PROBLEM DETAILS
Go through the listing and copy each line with the string "this".

LISTED RECORDS
◆ ◆ ◆

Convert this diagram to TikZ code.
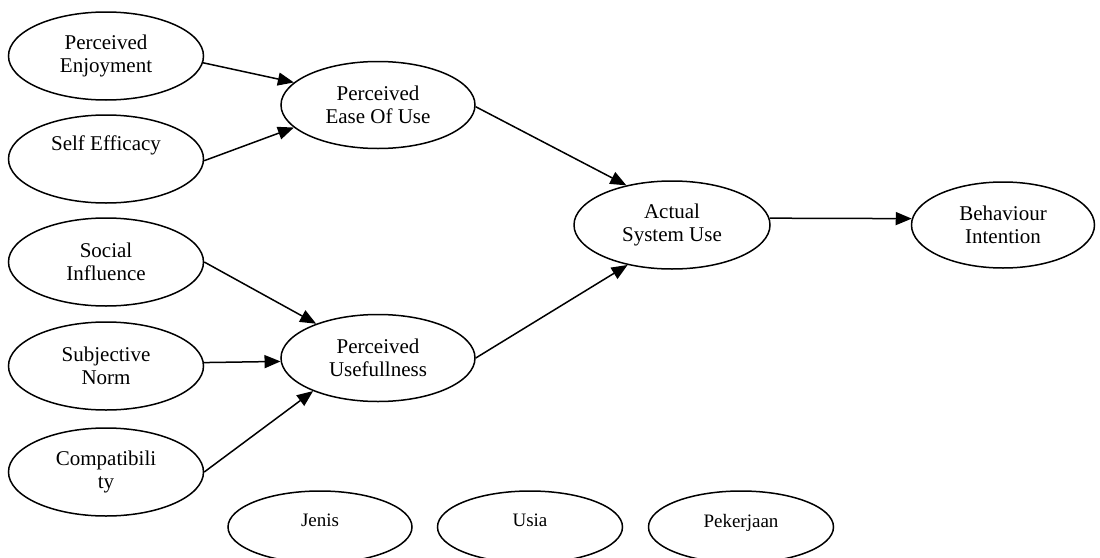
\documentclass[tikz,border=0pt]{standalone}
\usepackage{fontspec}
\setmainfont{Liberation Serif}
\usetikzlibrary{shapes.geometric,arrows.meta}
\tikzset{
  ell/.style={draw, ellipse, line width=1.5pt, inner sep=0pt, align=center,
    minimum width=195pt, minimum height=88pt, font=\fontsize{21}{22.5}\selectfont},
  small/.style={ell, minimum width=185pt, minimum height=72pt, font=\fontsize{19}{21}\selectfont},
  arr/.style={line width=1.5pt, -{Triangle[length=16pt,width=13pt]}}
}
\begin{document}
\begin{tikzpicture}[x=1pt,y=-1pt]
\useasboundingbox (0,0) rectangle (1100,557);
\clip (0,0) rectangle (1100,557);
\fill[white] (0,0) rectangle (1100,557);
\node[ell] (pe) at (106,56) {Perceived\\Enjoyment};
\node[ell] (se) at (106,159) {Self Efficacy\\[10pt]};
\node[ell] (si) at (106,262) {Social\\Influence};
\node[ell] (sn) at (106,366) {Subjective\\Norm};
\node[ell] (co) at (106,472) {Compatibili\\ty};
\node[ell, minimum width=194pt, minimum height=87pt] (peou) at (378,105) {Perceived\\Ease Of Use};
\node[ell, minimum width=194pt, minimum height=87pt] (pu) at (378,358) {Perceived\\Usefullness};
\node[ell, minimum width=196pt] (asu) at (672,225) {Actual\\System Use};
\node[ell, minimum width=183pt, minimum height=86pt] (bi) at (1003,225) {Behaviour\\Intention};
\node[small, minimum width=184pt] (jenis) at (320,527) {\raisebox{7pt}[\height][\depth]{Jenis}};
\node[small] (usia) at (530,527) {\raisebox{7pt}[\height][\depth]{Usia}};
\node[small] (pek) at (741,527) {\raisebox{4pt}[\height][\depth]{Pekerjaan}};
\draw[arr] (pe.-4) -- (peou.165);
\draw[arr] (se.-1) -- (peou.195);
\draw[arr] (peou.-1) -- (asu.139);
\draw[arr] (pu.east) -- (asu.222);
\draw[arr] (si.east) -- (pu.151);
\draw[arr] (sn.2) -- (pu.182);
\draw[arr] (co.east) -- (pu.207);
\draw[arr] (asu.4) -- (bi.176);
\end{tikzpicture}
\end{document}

◆ ◆ ◆

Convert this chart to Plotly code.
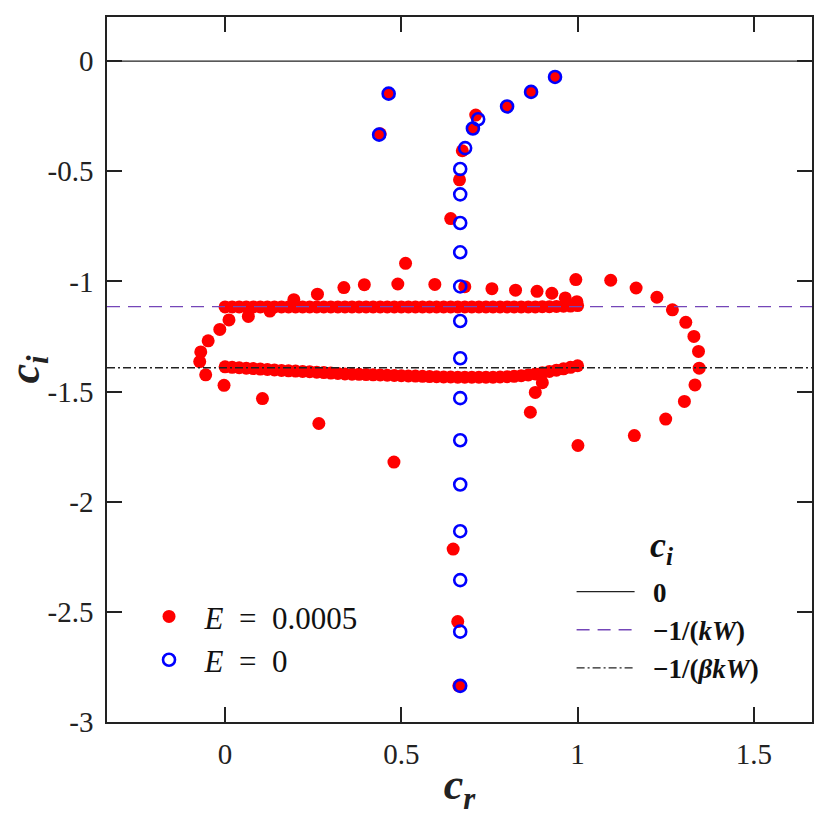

◆ ◆ ◆

WRITTEN SOLUTION
Convert this diagram to TikZ code.
Convert this chart to Plotly code.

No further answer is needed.